Thirty-five years ago, Sophocles met an African-American church choir at the Brooklyn Academy of Music. The result was The Gospel at Colonus , which made Lee Breuer virtually synonymous with the Next Wave Festival. This week, The Gospel at Colonus comes back to New York City to bring the Public Theater’s summer season at Delacorte Theater to a spectacular close.
“Most pitiful is this man’s story,” exclaims the church minister who acts as Messenger. In Breuer’s play as in Sophocles’s, the last hours of Oedipus, ancient Greece’s best-known incestuous parricide, are a tale of suffering and redemption, of perpetually unsolved puzzles and merciful death. In one of our age’s most compelling recasts of Classical literature, Pentecostal church service captures the cathartic energy of Greek theater in combining dramatic ritual with musical storytelling.

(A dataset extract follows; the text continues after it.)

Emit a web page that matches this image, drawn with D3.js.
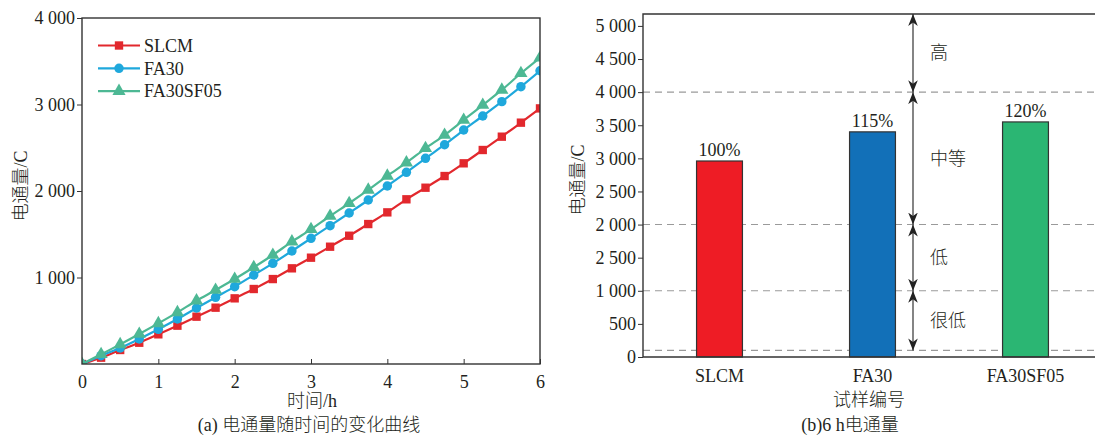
<!DOCTYPE html>
<html>

<head>
	<meta charset="utf-8">
	<script src="https://d3js.org/d3.v7.min.js"></script>
	<style>
		body {
			margin: 0;
			background-color: white;
		}

		text {
			font-family: "Liberation Serif", "Noto Sans CJK SC", serif;
			font-size: 18px;
			font-weight: 300;
			fill: #231f20;
		}

		.cjk {
			font-family: "Noto Sans CJK SC", sans-serif;
			font-weight: 300;
		}

		.axis path,
		.axis line {
			stroke: #333;
		}
	</style>
</head>

<body>
	<div id="chart"></div>

	<script>
		// ---- data (a): charge passed vs time ----
		var hours = [0, 0.25, 0.5, 0.75, 1, 1.25, 1.5, 1.75, 2, 2.25, 2.5, 2.75, 3,
			3.25, 3.5, 3.75, 4, 4.25, 4.5, 4.75, 5, 5.25, 5.5, 5.75, 6];
		var slcm = [0, 73, 162, 246, 343, 443, 547, 651, 759, 867, 982, 1106, 1229,
			1356, 1483, 1618, 1753, 1904, 2038, 2173, 2320, 2474, 2628, 2790, 2955];
		var fa30 = [0, 96, 185, 289, 401, 520, 647, 771, 894, 1029, 1164, 1306, 1453,
			1599, 1746, 1896, 2058, 2216, 2378, 2535, 2705, 2867, 3033, 3206, 3390];
		var fa30sf05 = [0, 112, 227, 347, 470, 597, 732, 855, 982, 1118, 1260, 1414, 1557,
			1711, 1858, 2012, 2175, 2327, 2494, 2647, 2821, 2994, 3168, 3361, 3540];
		var seriesNames = ["SLCM", "FA30", "FA30SF05"];
		var seriesColors = ["#e2282d", "#1fa8dc", "#4db894"];
		var seriesShapes = ["square", "circle", "triangle"];
		var xTicksA = [0, 1, 2, 3, 4, 5, 6];
		var yTicksA = [1000, 2000, 3000, 4000];

		// ---- data (b): charge passed at 6 h ----
		var samples = ["SLCM", "FA30", "FA30SF05"];
		var charge6h = [2960, 3400, 3550];
		var ratioLabels = ["100%", "115%", "120%"];
		var barColors = ["#ee1c25", "#1270b8", "#2bb673"];
		var yTicksB = [0, 500, 1000, 1500, 2000, 2500, 3000, 3500, 4000, 4500, 5000];
		var yTickLabelsB = ["0", "500", "1 000", "2 500", "2 000", "2 500", "3 000", "3 500", "4 000", "4 500", "5 000"];
		var gradeLines = [100, 1000, 2000, 4000];
		var grades = ["很低", "低", "中等", "高"];

		var W = 1095, H = 439;
		var svg = d3.select("#chart").append("svg")
			.attr("width", W)
			.attr("height", H);

		var defs = svg.append("defs");
		defs.append("marker")
			.attr("id", "arrow")
			.attr("viewBox", "-12 -6 13 12")
			.attr("refX", 0)
			.attr("refY", 0)
			.attr("markerWidth", 13)
			.attr("markerHeight", 12)
			.attr("markerUnits", "userSpaceOnUse")
			.attr("orient", "auto-start-reverse")
			.append("path")
			.attr("d", "M0,0 L-12,-4.8 L-8.5,0 L-12,4.8 Z")
			.attr("fill", "#222");

		function fmtK(d) {
			return d3.format(",")(d).replace(",", " ");
		}

		// ================= chart (a) =================
		var pa = { left: 82, right: 540, top: 18, bottom: 364 };
		var xA = d3.scaleLinear().domain([0, 6]).range([pa.left, pa.right]);
		var yA = d3.scaleLinear().domain([0, 4000]).range([pa.bottom, pa.top]);

		var gA = svg.append("g");

		gA.append("g")
			.attr("class", "axis")
			.attr("transform", "translate(0," + pa.bottom + ")")
			.call(d3.axisBottom(xA).tickValues(xTicksA).tickFormat(d3.format("d"))
				.tickSizeInner(-5).tickSizeOuter(0).tickPadding(11))
			.call(function (g) { g.select(".domain").remove(); });

		gA.append("g")
			.attr("class", "axis")
			.attr("transform", "translate(" + pa.left + ",0)")
			.call(d3.axisLeft(yA).tickValues(yTicksA).tickFormat(fmtK).tickSizeInner(5).tickSizeOuter(0).tickPadding(2))
			.call(function (g) { g.select(".domain").remove(); });

		gA.selectAll(".axis").attr("font-size", null).attr("font-family", null);

		var series = seriesNames.map(function (name, i) {
			var vals = [slcm, fa30, fa30sf05][i];
			return {
				name: name,
				color: seriesColors[i],
				shape: seriesShapes[i],
				points: hours.map(function (h, j) { return { t: h, v: vals[j] }; })
			};
		});

		var line = d3.line()
			.x(function (d) { return xA(d.t); })
			.y(function (d) { return yA(d.v); })
			.curve(d3.curveMonotoneX);

		var symbolType = {
			square: d3.symbolSquare,
			circle: d3.symbolCircle,
			triangle: d3.symbolTriangle
		};
		var symbolSize = { square: 70, circle: 70, triangle: 75 };

		gA.append("clipPath").attr("id", "clipA")
			.append("rect")
			.attr("x", pa.left).attr("y", pa.top)
			.attr("width", pa.right - pa.left).attr("height", pa.bottom - pa.top);

		var sg = gA.selectAll(".series")
			.data(series)
			.enter().append("g")
			.attr("class", "series")
			.attr("clip-path", "url(#clipA)");

		sg.append("path")
			.attr("d", function (d) { return line(d.points); })
			.attr("fill", "none")
			.attr("stroke", function (d) { return d.color; })
			.attr("stroke-width", 2.2);

		sg.selectAll(".pt")
			.data(function (d) { return d.points.map(function (p) { return { p: p, s: d }; }); })
			.enter().append("path")
			.attr("class", "pt")
			.attr("transform", function (d) { return "translate(" + xA(d.p.t) + "," + yA(d.p.v) + ")"; })
			.attr("d", function (d) { return d3.symbol().type(symbolType[d.s.shape]).size(symbolSize[d.s.shape])(); })
			.attr("fill", function (d) { return d.s.color; });

		// frame
		gA.append("rect")
			.attr("x", pa.left).attr("y", pa.top)
			.attr("width", pa.right - pa.left).attr("height", pa.bottom - pa.top)
			.attr("fill", "none")
			.attr("stroke", "#333")
			.attr("stroke-width", 1.4);

		// legend
		var leg = gA.selectAll(".leg")
			.data(series)
			.enter().append("g")
			.attr("class", "leg")
			.attr("transform", function (d, i) { return "translate(98," + (45.5 + i * 22.8) + ")"; });
		leg.append("line")
			.attr("x1", 0).attr("x2", 42)
			.attr("stroke", function (d) { return d.color; })
			.attr("stroke-width", 2.2);
		leg.append("path")
			.attr("transform", "translate(21,0)")
			.attr("d", function (d) { return d3.symbol().type(symbolType[d.shape]).size(symbolSize[d.shape])(); })
			.attr("fill", function (d) { return d.color; });
		leg.append("text")
			.attr("x", 46)
			.attr("dy", "0.35em")
			.text(function (d) { return d.name; });

		gA.append("text")
			.attr("transform", "translate(27,186) rotate(-90)")
			.attr("text-anchor", "middle")
			.text("电通量/C");

		gA.append("text")
			.attr("x", 312)
			.attr("y", 407)
			.attr("text-anchor", "middle")
			.text("时间/h");

		gA.append("text")
			.attr("x", 309)
			.attr("y", 431)
			.attr("text-anchor", "middle")
			.text("(a) 电通量随时间的变化曲线");

		// ================= chart (b) =================
		var pb = { left: 643, right: 1095, top: 14, bottom: 357 };
		var xB = d3.scaleBand().domain(samples).range([pb.left, 1102]).paddingInner(0.7).paddingOuter(0.35);
		var yB = d3.scaleLinear().domain([0, 5180]).range([pb.bottom, pb.top]);

		var gB = svg.append("g");

		// grade dashed lines
		gB.selectAll(".grade")
			.data(gradeLines)
			.enter().append("line")
			.attr("x1", pb.left).attr("x2", pb.right)
			.attr("y1", function (d) { return yB(d); })
			.attr("y2", function (d) { return yB(d); })
			.attr("stroke", "#9a9a9a")
			.attr("stroke-width", 1.1)
			.attr("stroke-dasharray", "7,5");

		var bars = samples.map(function (s, i) {
			return { name: s, value: charge6h[i], label: ratioLabels[i], color: barColors[i] };
		});

		gB.selectAll(".bar")
			.data(bars)
			.enter().append("rect")
			.attr("class", "bar")
			.attr("x", function (d) { return xB(d.name); })
			.attr("y", function (d) { return yB(d.value); })
			.attr("width", xB.bandwidth())
			.attr("height", function (d) { return yB(0) - yB(d.value); })
			.attr("fill", function (d) { return d.color; })
			.attr("stroke", "#333")
			.attr("stroke-width", 1.2);

		gB.selectAll(".pct")
			.data(bars)
			.enter().append("text")
			.attr("x", function (d) { return xB(d.name) + xB.bandwidth() / 2; })
			.attr("y", function (d) { return yB(d.value) - 5; })
			.attr("text-anchor", "middle")
			.text(function (d) { return d.label; });

		// axes
		gB.append("g")
			.attr("class", "axis")
			.attr("transform", "translate(" + pb.left + ",0)")
			.call(d3.axisLeft(yB).tickValues(yTicksB)
				.tickFormat(function (d, i) { return yTickLabelsB[i]; })
				.tickSizeInner(5).tickSizeOuter(0).tickPadding(2))
			.call(function (g) { g.select(".domain").remove(); });

		gB.append("g")
			.attr("class", "axis")
			.attr("transform", "translate(0," + pb.bottom + ")")
			.call(d3.axisBottom(xB).tickSize(0).tickPadding(12))
			.call(function (g) { g.select(".domain").remove(); });

		gB.selectAll(".axis").attr("font-size", null).attr("font-family", null);

		// frame lines: left, top, bottom
		gB.append("path")
			.attr("d", "M" + pb.right + "," + pb.top + "H" + pb.left + "V" + pb.bottom + "H" + pb.right)
			.attr("fill", "none")
			.attr("stroke", "#333")
			.attr("stroke-width", 1.4);

		// grade arrows
		var arrowX = 913;
		var bounds = [100, 1000, 2000, 4000, 5180];
		var gradeBands = grades.map(function (g, i) { return { name: g, lo: bounds[i], hi: bounds[i + 1] }; });

		gB.selectAll(".arr")
			.data(gradeBands)
			.enter().append("line")
			.attr("x1", arrowX).attr("x2", arrowX)
			.attr("y1", function (d) { return yB(d.hi); })
			.attr("y2", function (d) { return yB(d.lo); })
			.attr("stroke", "#333")
			.attr("stroke-width", 1.2)
			.attr("marker-start", "url(#arrow)")
			.attr("marker-end", "url(#arrow)");

		gB.selectAll(".gradeLabel")
			.data(gradeBands)
			.enter().append("text")
			.attr("class", "cjk")
			.attr("x", arrowX + 17)
			.attr("y", function (d) { return (yB(d.lo) + yB(d.hi)) / 2; })
			.attr("dy", "0.35em")
			.text(function (d) { return d.name; });

		gB.append("text")
			.attr("transform", "translate(584,180) rotate(-90)")
			.attr("text-anchor", "middle")
			.text("电通量/C");

		gB.append("text")
			.attr("x", 869)
			.attr("y", 406)
			.attr("text-anchor", "middle")
			.text("试样编号");

		gB.append("text")
			.attr("x", 850)
			.attr("y", 431)
			.attr("text-anchor", "middle")
			.text("(b)6 h电通量");
	</script>
</body>

</html>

For the Athenians of Sophocles’ time, as the Onassis Foundation’s president Anthony Papadimitriou recalled in his opening speech, theater was not merely a form of entertainment, but above all a powerful means of stimulating and effecting social change. This is why the questions raised by Oedipus’s story — questions of exile and alienation, public justice and abuse of power — are as relevant in today’s Central Park as they were in the fifth-century-BCE Theater of Dionysus.
Those questions seem to echo in the somber notes of the Hammond organ as the hoarse, raspy recitative of the preacher-narrator (Rev. Dr. Earl F. Miller) leads the audience through the complex, unending misfortunes of Oedipus, portrayed by the Five Blind Boys of Alabama as in the 1983 premiere. For their part, Oedipus’ daughters, Antigone (Greta Oglesby) and Ismene (Shari Addison), masterfully alternate lyric monody and dialogic interaction with the chorus (Voices of the Flame Choir, directed by Jeffrey S. Bolding), who vainly strives to soothe their grieving heart with deep, smoothly flowing blues melodies.

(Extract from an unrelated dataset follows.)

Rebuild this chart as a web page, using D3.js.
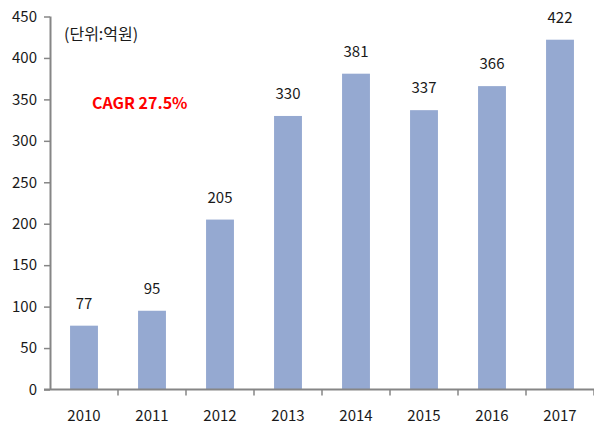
<!DOCTYPE html>
<html>
<head>
<meta charset="utf-8">
<script src="https://cdn.jsdelivr.net/npm/d3@7"></script>
<style>
  body { margin: 0; background: #fff; }
  text { font-family: "Noto Sans CJK KR", "Noto Sans", sans-serif; fill: #1a1a1a; }
</style>
</head>
<body>
<div id="chart"></div>
<script>
const years = ['2010', '2011', '2012', '2013', '2014', '2015', '2016', '2017']
const values = [77, 95, 205, 330, 381, 337, 366, 422]
const yTicks = [0, 50, 100, 150, 200, 250, 300, 350, 400, 450]

const width = 594
const height = 426
const margin = {top: 16.5, right: 0, bottom: 36.5, left: 50}

const svg = d3.select('#chart')
  .append('svg')
  .attr('width', width)
  .attr('height', height)

const x = d3.scaleBand()
  .domain(years)
  .range([margin.left, width - margin.right])
  .paddingInner(0.59)
  .paddingOuter(0.295)

const y = d3.scaleLinear()
  .domain([0, 450])
  .range([height - margin.bottom, margin.top])

const axisColor = '#868686'

// bars
svg.append('g')
  .selectAll('rect')
  .data(values)
  .enter()
  .append('rect')
  .attr('x', (d, i) => x(years[i]))
  .attr('y', (d) => y(d))
  .attr('width', x.bandwidth())
  .attr('height', (d) => y(0) - y(d))
  .attr('fill', '#95a9d1')

// value labels
svg.append('g')
  .selectAll('text')
  .data(values)
  .enter()
  .append('text')
  .attr('x', (d, i) => x(years[i]) + x.bandwidth() / 2)
  .attr('y', (d) => y(d) - 17)
  .attr('text-anchor', 'middle')
  .style('font-size', '15px')
  .text((d) => d)

// y axis
const yAxis = svg.append('g')
  .attr('transform', `translate(${margin.left},0)`)
  .call(d3.axisLeft(y).tickValues(yTicks).tickSize(6).tickPadding(7))
yAxis.selectAll('.domain').attr('stroke', axisColor).attr('stroke-width', 2)
  .attr('d', `M0.5,${y(450)}V${y(0)}`)
yAxis.selectAll('.tick line').attr('stroke', axisColor).attr('stroke-width', 1.5)
yAxis.selectAll('.tick text').style('font-size', '15px').attr('fill', '#1a1a1a')
  .style('font-family', '"Noto Sans CJK KR", "Noto Sans", sans-serif')

// x axis: line plus ticks between categories
const xg = svg.append('g').attr('transform', `translate(0,${y(0)})`)
xg.append('line')
  .attr('x1', margin.left - 6)
  .attr('x2', width)
  .attr('stroke', axisColor)
  .attr('stroke-width', 2)
const step = x.step()
xg.selectAll('.sep')
  .data(years)
  .enter()
  .append('line')
  .attr('x1', (d) => x(d) - x.paddingOuter() * step + step)
  .attr('x2', (d) => x(d) - x.paddingOuter() * step + step)
  .attr('y1', 0)
  .attr('y2', 6)
  .attr('stroke', axisColor)
  .attr('stroke-width', 1.5)
xg.selectAll('.lbl')
  .data(years)
  .enter()
  .append('text')
  .attr('x', (d) => x(d) + x.bandwidth() / 2)
  .attr('y', 31)
  .attr('text-anchor', 'middle')
  .style('font-size', '15px')
  .text((d) => d)

// annotations
svg.append('text')
  .attr('x', 64)
  .attr('y', 40)
  .style('font-size', '16px')
  .text('(단위:억원)')

svg.append('text')
  .attr('x', 92)
  .attr('y', 109)
  .style('font-size', '16px')
  .style('font-weight', 'bold')
  .style('fill', '#ff0000')
  .text('CAGR 27.5%')
</script>
</body>
</html>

As in Classical Greek drama, the chorus is a star in its own right, catching the eye with whimsically colorful costumes and a simple yet strongly communicating choreography. The audience claps along as old Oedipus is welcomed into Colonus, the hallowed resting place promised to him by fate, and the Gospel choir urges him to leave his anxieties behind. The choral performers, however, never limit themselves to whispering, mumbling, and nodding assent to Oedipus’ self-commiserating words — they collectively embody a crucial value underlying the play as a whole: marvel and astonishment at the mutability of human fortune. Thus, the soaring Gospel song that concludes the first act (“Numberless are the world’s wonders”) pays unmistakable homage to the Ode to Man sung by the Theban chorus in Sophocles’ Antigone .
The theme of blindness, prominently featured in Sophocles’ Oedipus at Colonus , reappears throughout Breuer’s rewriting in all its possible variants. “How shall I see you through my tears?,” asks Ismene in one of the play’s most memorable numbers. Hence, the final reversal (“I was so blind, but he made me see,” as Antigone sings in a shrill, high-octave voice) is perceived less as a peripeteia than as a coronation of Oedipus’s parable. Two phenomenal soloists, Tina Fabrique and Willie Rogers, transform the tragic hero’s demise into a triumph, while the center-stage piano becomes a catafalque sinking into the earth. Oedipus has finally “come home” in the syncopated rhythm of a Gospel hymn.
Column fragments give a Greek twist to the familiar Shakespeare-in-the-Park stage
The Gospel at Colonus, co-presented by the Public Theater and the Onassis Foundation USA, runs for free in New York Central Park’s Delacorte Theater, September 4–9, 2018.